Feb 19, 2024
Procurement

Doing your due diligence: Performance

A language services vendor's performance capability is crucial for any business wanting to excel in Migrant Customer Care.

Doing your due diligence: Performance

When evaluating potential language services vendor for your business, there are many factors to consider. One of the most important of these is the vendor's performance capabilities. In this blog post, we'll explore why evaluating a potential vendor's performance is crucial for any business looking to establish a successful and sustainable vendor relationship.

 

Service Efficiency

In today's fast-paced world, timely delivery is essential, particularly if your business operates in a highly transactional environment. If a vendor consistently fails to meet agreed deliverables such as Key Performance Indicators or Service Levels, it can disrupt your operations and harm your reputation with customers. By evaluating a potential vendor's historical performance, you can ensure that they have a reliable service delivery process and can meet your expectations consistently. Key performance indicators (KPIs) are important for vendor management because they help you identify potential problems and improve efficiency. They also enable you to communicate better with your vendors, which allows them to set goals that align with yours. KPIs should be set up at the beginning of a contract, and they should be reviewed regularly throughout its life cycle. This will help you analyze data, set benchmarks, understand trends and make better decisions about how to manage your vendor relationships going forward.
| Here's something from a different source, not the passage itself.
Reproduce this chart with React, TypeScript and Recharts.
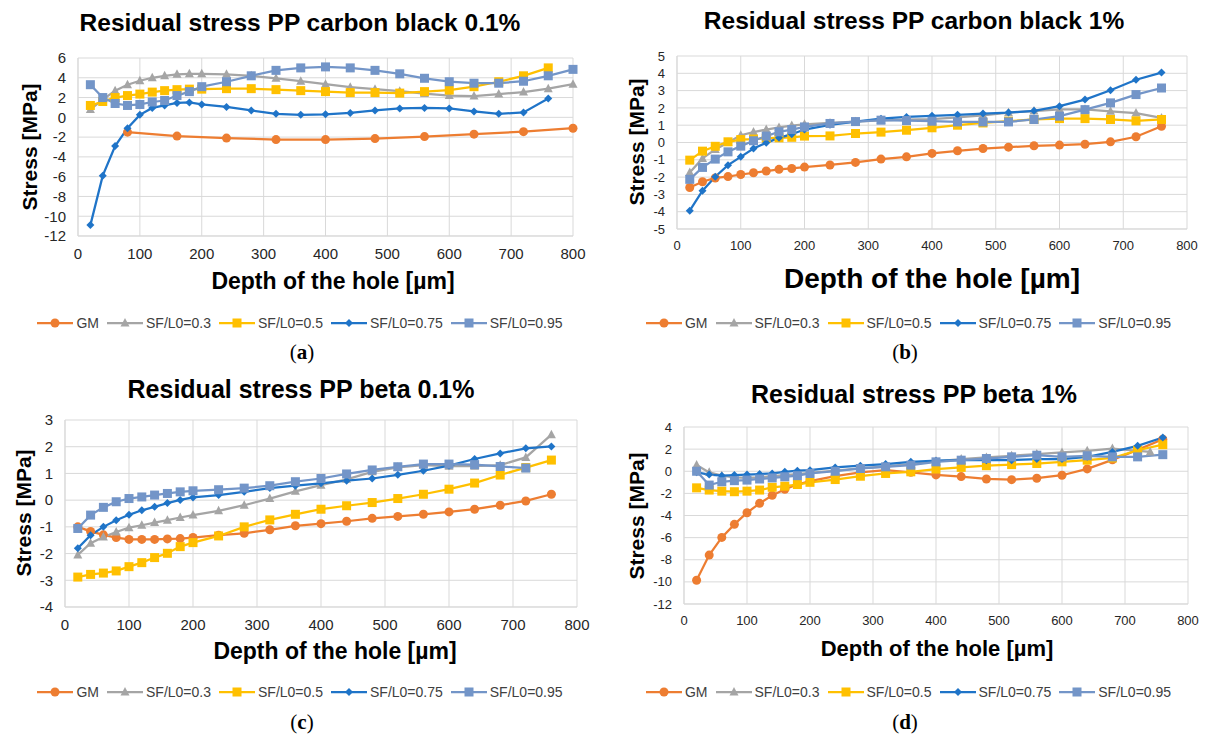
import { LineChart, Line, XAxis, YAxis, CartesianGrid } from "recharts";

// depth positions [µm]
const depth24 = [20, 40, 60, 80, 100, 120, 140, 160, 180, 200, 240, 280, 320, 360, 400, 440, 480, 520, 560, 600, 640, 680, 720, 760];
const depth25 = [...depth24, 800];
const depth23 = depth24.slice(0, 23);
const depthGmA = [80, 160, 240, 320, 400, 480, 560, 640, 720, 800];
const depthSf03D = [...depth24.slice(0, 22), 740];
const xTicks = [0, 100, 200, 300, 400, 500, 600, 700, 800];

// (a) carbon black 0.1%
const aGm = [-1.5, -1.9, -2.1, -2.25, -2.25, -2.15, -1.95, -1.7, -1.45, -1.1];
const aSf03 = [0.8, 1.8, 2.7, 3.3, 3.7, 4.0, 4.2, 4.35, 4.4, 4.4, 4.35, 4.2, 3.95, 3.65, 3.35, 3.05, 2.85, 2.65, 2.4, 2.2, 2.15, 2.35, 2.55, 2.9, 3.35];
const aSf05 = [1.2, 1.6, 2.0, 2.2, 2.35, 2.55, 2.7, 2.8, 2.85, 2.85, 2.9, 2.9, 2.8, 2.7, 2.6, 2.5, 2.5, 2.45, 2.6, 2.75, 3.1, 3.6, 4.2, 5.0];
const aSf075 = [-10.9, -5.9, -2.9, -1.1, 0.25, 0.95, 1.2, 1.45, 1.5, 1.3, 1.05, 0.7, 0.35, 0.25, 0.3, 0.45, 0.7, 0.9, 0.95, 0.9, 0.6, 0.35, 0.5, 1.9];
const aSf095 = [3.3, 2.0, 1.4, 1.2, 1.3, 1.55, 1.7, 2.2, 2.6, 3.1, 3.6, 4.2, 4.75, 5.0, 5.1, 5.0, 4.75, 4.4, 3.95, 3.6, 3.45, 3.45, 3.65, 4.2, 4.85];

// (b) carbon black 1%
const bGm = [-2.6, -2.27, -2.05, -1.97, -1.85, -1.75, -1.65, -1.55, -1.5, -1.42, -1.3, -1.15, -0.96, -0.83, -0.63, -0.48, -0.35, -0.27, -0.19, -0.15, -0.1, 0.04, 0.33, 0.94];
const bSf03 = [-1.73, -0.92, -0.4, 0.0, 0.42, 0.6, 0.75, 0.87, 0.98, 1.05, 1.13, 1.2, 1.28, 1.32, 1.35, 1.45, 1.57, 1.72, 1.82, 1.92, 1.92, 1.8, 1.7, 1.42];
const bSf05 = [-1.02, -0.5, -0.22, 0.04, 0.17, 0.2, 0.25, 0.27, 0.3, 0.37, 0.38, 0.52, 0.6, 0.71, 0.85, 1.0, 1.13, 1.23, 1.33, 1.38, 1.38, 1.33, 1.25, 1.33];
const bSf075 = [-3.94, -2.79, -1.98, -1.31, -0.83, -0.35, -0.02, 0.27, 0.48, 0.75, 1.02, 1.21, 1.38, 1.48, 1.54, 1.6, 1.67, 1.73, 1.83, 2.1, 2.48, 3.02, 3.63, 4.04];
const bSf095 = [-2.13, -1.44, -0.96, -0.54, -0.21, 0.1, 0.37, 0.62, 0.75, 0.9, 1.1, 1.21, 1.29, 1.27, 1.23, 1.19, 1.19, 1.19, 1.33, 1.52, 1.9, 2.29, 2.77, 3.15];

// (c) beta 0.1%
const cGm = [-1.0, -1.17, -1.3, -1.4, -1.47, -1.47, -1.47, -1.45, -1.44, -1.4, -1.31, -1.24, -1.11, -0.96, -0.88, -0.79, -0.68, -0.61, -0.53, -0.44, -0.34, -0.19, -0.03, 0.22];
const cSf03 = [-2.05, -1.61, -1.38, -1.19, -1.03, -0.94, -0.84, -0.75, -0.65, -0.56, -0.4, -0.19, 0.06, 0.33, 0.56, 0.78, 1.06, 1.23, 1.31, 1.27, 1.27, 1.31, 1.6, 2.45];
const cSf05 = [-2.88, -2.78, -2.73, -2.65, -2.49, -2.34, -2.15, -1.99, -1.74, -1.59, -1.34, -1.0, -0.74, -0.53, -0.34, -0.21, -0.09, 0.06, 0.22, 0.41, 0.64, 0.94, 1.22, 1.5];
const cSf075 = [-1.8, -1.31, -1.0, -0.75, -0.55, -0.38, -0.25, -0.11, 0.01, 0.1, 0.19, 0.31, 0.45, 0.54, 0.63, 0.73, 0.81, 0.95, 1.1, 1.29, 1.54, 1.75, 1.94, 2.01];
const cSf095 = [-1.06, -0.56, -0.27, -0.06, 0.06, 0.12, 0.19, 0.25, 0.31, 0.35, 0.39, 0.45, 0.54, 0.69, 0.81, 0.98, 1.13, 1.25, 1.35, 1.35, 1.33, 1.26, 1.2];

// (d) beta 1%
const dGm = [-9.85, -7.58, -5.98, -4.8, -3.75, -2.9, -2.18, -1.63, -1.2, -0.9, -0.45, -0.1, 0.1, -0.1, -0.33, -0.48, -0.7, -0.76, -0.63, -0.36, 0.21, 1.03, 1.93, 2.9];
const dSf03 = [0.57, -0.1, -0.4, -0.55, -0.6, -0.55, -0.45, -0.35, -0.25, -0.15, 0.05, 0.25, 0.45, 0.65, 0.9, 1.1, 1.25, 1.4, 1.55, 1.7, 1.85, 2.05, 1.75];
const dSf05 = [-1.5, -1.7, -1.8, -1.85, -1.8, -1.7, -1.45, -1.35, -1.2, -1.0, -0.75, -0.45, -0.2, -0.05, 0.2, 0.35, 0.5, 0.6, 0.7, 0.85, 1.0, 1.2, 1.9, 2.4];
const dSf075 = [-0.1, -0.3, -0.4, -0.35, -0.3, -0.25, -0.2, -0.05, 0.05, 0.1, 0.35, 0.5, 0.65, 0.85, 0.95, 1.0, 1.0, 1.0, 1.1, 1.1, 1.3, 1.75, 2.3, 3.05];
const dSf095 = [0.0, -1.25, -0.95, -0.85, -0.8, -0.7, -0.6, -0.5, -0.4, -0.2, 0.0, 0.25, 0.4, 0.55, 0.85, 1.0, 1.15, 1.3, 1.45, 1.3, 1.4, 1.3, 1.3, 1.5];

const seriesNames = ["GM", "SF/L0=0.3", "SF/L0=0.5", "SF/L0=0.75", "SF/L0=0.95"];
const seriesColors = ["#ED7D31", "#A5A5A5", "#FFC000", "#1F74C8", "#7395C8"];
const seriesShapes = ["circle", "triangle", "square", "diamond", "square"];

const FONT = "'Liberation Sans', Arial, sans-serif";

const zip = (xs: number[], ys: number[]) => xs.map((x, i) => ({ x, y: ys[i] }));

function Marker({ cx, cy, shape, color }: { cx: number; cy: number; shape: string; color: string }) {
  if (cx == null || cy == null) return null;
  if (shape === "circle") return <circle cx={cx} cy={cy} r={4.5} fill={color} />;
  if (shape === "triangle")
    return <polygon points={`${cx},${cy - 5} ${cx + 4.5},${cy + 3.5} ${cx - 4.5},${cy + 3.5}`} fill={color} />;
  if (shape === "diamond")
    return <polygon points={`${cx},${cy - 4} ${cx + 4},${cy} ${cx},${cy + 4} ${cx - 4},${cy}`} fill={color} />;
  return <rect x={cx - 4.5} y={cy - 4.5} width={9} height={9} fill={color} />;
}

function LegendRow({ left, top, width }: { left: number; top: number; width: number }) {
  return (
    <div
      style={{
        position: "absolute", left, top, width, display: "flex", justifyContent: "center",
        fontFamily: FONT, fontSize: 14, color: "#404040", lineHeight: "16px",
      }}
    >
      {seriesNames.map((n, i) => (
        <div key={n} style={{ display: "flex", alignItems: "center", marginRight: i < 4 ? 8 : 0 }}>
          <svg width={36} height={12} style={{ marginRight: 3 }}>
            <line x1={0} y1={6} x2={36} y2={6} stroke={seriesColors[i]} strokeWidth={2.25} />
            <Marker cx={18} cy={6} shape={seriesShapes[i]} color={seriesColors[i]} />
          </svg>
          <span>{n}</span>
        </div>
      ))}
    </div>
  );
}

type PanelProps = {
  left: number; top: number; w: number; h: number;
  px0: number; px1: number; py0: number; py1: number;
  yDomain: [number, number]; yTicks: number[]; tickFont: number;
  lines: { x: number; y: number }[][];
};

function Panel({ left, top, w, h, px0, px1, py0, py1, yDomain, yTicks, tickFont, lines }: PanelProps) {
  const yw = 50;
  const xh = 30;
  return (
    <div style={{ position: "absolute", left, top }}>
      <LineChart width={w} height={h} margin={{ top: py0, right: w - px1, bottom: h - py1 - xh, left: px0 - yw }}>
        <CartesianGrid stroke="#D9D9D9" strokeWidth={1} />
        <XAxis
          dataKey="x" type="number" domain={[0, 800]} ticks={xTicks} interval={0} height={xh}
          tickLine={false} axisLine={{ stroke: "#D9D9D9" }} tickMargin={6}
          tick={{ fontSize: tickFont, fill: "#262626", fontFamily: FONT }}
        />
        <YAxis
          type="number" domain={yDomain} ticks={yTicks} interval={0} width={yw}
          tickLine={false} axisLine={{ stroke: "#D9D9D9" }} tickMargin={6}
          tick={{ fontSize: tickFont, fill: "#262626", fontFamily: FONT }}
        />
        {lines.map((pts, i) => (
          <Line
            key={seriesNames[i]} data={pts} dataKey="y" name={seriesNames[i]} type="linear"
            stroke={seriesColors[i]} strokeWidth={2.25} isAnimationActive={false}
            dot={(p: any) => <Marker key={p.index} cx={p.cx} cy={p.cy} shape={seriesShapes[i]} color={seriesColors[i]} />}
            activeDot={false}
          />
        ))}
      </LineChart>
    </div>
  );
}

function Text({ x, y, size, children, rotate, bold = true, family = FONT }: any) {
  return (
    <div
      style={{
        position: "absolute", left: x, top: y, whiteSpace: "nowrap",
        transform: `translate(-50%, -50%)${rotate ? " rotate(-90deg)" : ""}`,
        fontFamily: family, fontSize: size, fontWeight: bold ? "bold" : "normal", color: "#000", lineHeight: 1,
      }}
    >
      {children}
    </div>
  );
}

function Caption({ x, y, letter }: { x: number; y: number; letter: string }) {
  return (
    <Text x={x} y={y} size={21} bold={false} family="'Liberation Serif', 'DejaVu Serif', serif">
      (<b>{letter}</b>)
    </Text>
  );
}

export default function App() {
  return (
    <div style={{ position: "absolute", left: 0, top: 0, width: 1207, height: 742, background: "#fff", overflow: "hidden" }}>
      <Panel
        left={0} top={0} w={600} h={300} px0={78} px1={573} py0={58} py1={236}
        yDomain={[-12, 6]} yTicks={[-12, -10, -8, -6, -4, -2, 0, 2, 4, 6]} tickFont={15}
        lines={[zip(depthGmA, aGm), zip(depth25, aSf03), zip(depth24, aSf05), zip(depth24, aSf075), zip(depth25, aSf095)]}
      />
      <Panel
        left={610} top={0} w={597} h={300} px0={67} px1={577} py0={56} py1={229}
        yDomain={[-5, 5]} yTicks={[-5, -4, -3, -2, -1, 0, 1, 2, 3, 4, 5]} tickFont={13}
        lines={[zip(depth24, bGm), zip(depth24, bSf03), zip(depth24, bSf05), zip(depth24, bSf075), zip(depth24, bSf095)]}
      />
      <Panel
        left={0} top={370} w={600} h={300} px0={65} px1={577} py0={50} py1={237}
        yDomain={[-4, 3]} yTicks={[-4, -3, -2, -1, 0, 1, 2, 3]} tickFont={15}
        lines={[zip(depth24, cGm), zip(depth24, cSf03), zip(depth24, cSf05), zip(depth24, cSf075), zip(depth23, cSf095)]}
      />
      <Panel
        left={610} top={370} w={597} h={300} px0={74} px1={578} py0={57} py1={234}
        yDomain={[-12, 4]} yTicks={[-12, -10, -8, -6, -4, -2, 0, 2, 4]} tickFont={13}
        lines={[zip(depth24, dGm), zip(depthSf03D, dSf03), zip(depth24, dSf05), zip(depth24, dSf075), zip(depth24, dSf095)]}
      />

      <Text x={300} y={23} size={24.5}>Residual stress PP carbon black 0.1%</Text>
      <Text x={914} y={21} size={24.5}>Residual stress PP carbon black 1%</Text>
      <Text x={301} y={389} size={25}>Residual stress PP beta 0.1%</Text>
      <Text x={914} y={394} size={25}>Residual stress PP beta 1%</Text>

      <Text x={29} y={147} size={21} rotate>Stress [MPa]</Text>
      <Text x={636} y={142} size={21} rotate>Stress [MPa]</Text>
      <Text x={23} y={513} size={21} rotate>Stress [MPa]</Text>
      <Text x={636} y={516} size={21} rotate>Stress [MPa]</Text>

      <Text x={333} y={281} size={23}>Depth of the hole [µm]</Text>
      <Text x={932} y={279} size={28}>Depth of the hole [µm]</Text>
      <Text x={335} y={651} size={23}>Depth of the hole [µm]</Text>
      <Text x={937} y={649} size={22}>Depth of the hole [µm]</Text>

      <LegendRow left={0} top={315} width={600} />
      <LegendRow left={610} top={315} width={597} />
      <LegendRow left={0} top={684} width={600} />
      <LegendRow left={610} top={684} width={597} />

      <Caption x={302} y={352} letter="a" />
      <Caption x={905} y={352} letter="b" />
      <Caption x={302} y={722} letter="c" />
      <Caption x={905} y={722} letter="d" />
    </div>
  );
}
Ask to see Service Level and KPI reports as well as case studies that highlight their work and capabilities. Also solicit customer feedback they’ve received. A vendor that is willing to provide this level of granularity has the potential to be a solid partner for your business as they value transparency and continuous improvement.

 

Service Quality

When it comes to vendor relationships, quality control is paramount. If a vendor consistently fails to deliver a quality service, it can have a serious impact on your business. Poor quality can lead to customer complaints, refunds, and lost revenue. By evaluating a potential vendor's performance, you can ensure that they have a proven track record of delivering high-quality outcomes for your business. Part of this process should be reviewing how their Quality Management Framework has been embedded within their service delivery process – just as importantly, ask how they report on service quality specific to their business and how it directly correlates to the services they provide their customers.

 

Cost Effectiveness

Cost is always a critical factor in vendor selection. However, it's essential to balance cost with performance and quality. A vendor that promises a lower ROI or price point may not always be the best choice if they consistently fail to deliver the outcomes your business needs. By evaluating a potential vendor's performance, you can ensure that you're getting the best value for your money.

Communication and Collaboration

A strong relationship between buyer and vendor requires open communication and collaboration. By evaluating a potential vendor's performance, you can get a sense of how well they communicate and work with their clients. Do they respond quickly to inquiries? Are they open to feedback and suggestions? What does their continuous improvement framework look like? These are essential questions to consider when evaluating a potential vendor's performance.

 

Risk Mitigation

Partnering with a new vendor involves inherent risks. By evaluating a potential vendor's performance, you can identify any potential risks and take steps to mitigate them. For example, if a vendor has a history of quality issues, you may want to insist on having specific Key Performance Indicators that audit quality of service. Furthermore, if based on previous experience your business has experienced quality issues from previous vendors, ask how your potential new vendor would address these challenges. We would also recommend these risks are built into a Key Performance Indicator Framework for ongoing observation.

 

In conclusion, evaluating a potential vendor's performance is crucial for any business looking to establish a successful and sustainable supplier relationship.

By considering factors such as quality control, service delivery, cost-effectiveness, communication and collaboration, and risk mitigation, you can make an informed decision and choose a vendor that will help your business thrive and ensure your migrant customer communication not compromised.